The folks at UGO were able to track down Obsidian Entertainment's Chris Avellone for a lengthy Q&A about Neverwinter Nights 2.
Q: What was your first instinct when starting off with NWN 2? What jumped out at you as something that was missing from the first game that needed to be included in the sequel?
A: First instinct - don't mess with a good thing. There's a reason NWN1 has had a 4+ year shelf life, and why there's a huge colony of fans orbiting it. So we took a look at all the feedback over the past several years and tried to figure out how much we could put into the sequel to make the basic formula better. We came up with a few things to focus on:
We wanted to add more flexibility to the toolset, especially after seeing what the mod community did for NWN1 - modules that featured extraplanar travel, dream sequences, and incredible combos of props to simulate stuff we didn't think the engine was intended to do, but worked great. So every new feature we tried to make sure that the parameters were heavily tweakable - you can mix and match props, re-skin your interface, build your own unique items for your modules, color, tint, and scale many critters, tilesets, and placeables, and even something as "simple" as water you can adjust the choppiness, flow, viscosity, and the color... which if you tweak them right, allows you to turn water into anything from lava, to slime, to hideous green acid pools. When we had the choice between providing more options vs. less, we tried to opt for more, since if the game has even half the shelf life of NWN1, mod makers are going to want that functionality.
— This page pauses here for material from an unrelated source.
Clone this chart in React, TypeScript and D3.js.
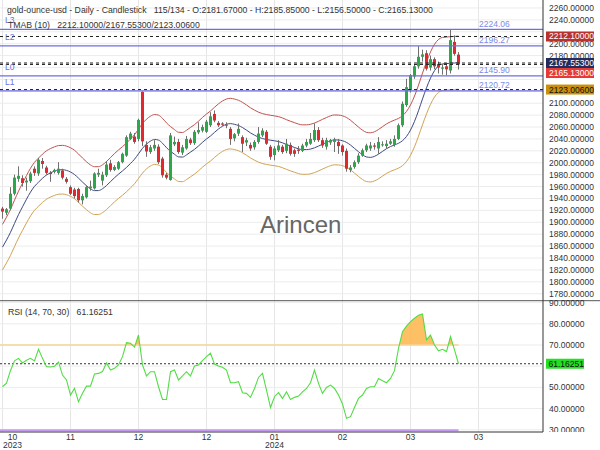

We wanted to increase the efficiency of the toolset, so it was easier to populate, build, and script areas. For example, we have a number of global scripts included in NWN2 where you would have needed a dozen or more individual scripts to script an event or dialogue, easier ways to lay out conversations, and the ability to group up props and save them off for use in other modules. So if you have a module that features a huge town or city with many buildings, you can populate them all very quickly.
We wanted to do a strong single-player storyline that you can still play multiplayer. We wanted to include influence mechanics, more NPC interaction and deeper NPC interaction, and we wanted to deliver a cinematic, epic experience - we wanted to use all the cinematic experience we'd developed for Knights 2 and apply it to NWN2. As such, we expanded the scope of the threat, the challenges, and the enemies the player faces so they feel like they're not only advancing in level, but prestige as well, with their own stronghold, taking command of their own troops, in charge of recruiting new allies, and so on. We wanted the player to have a stake in Neverwinter, and an important one.
We wanted to give the game a visual facelift and use it to be able to breathe some more life and wonder into the spells, environments, and creatures.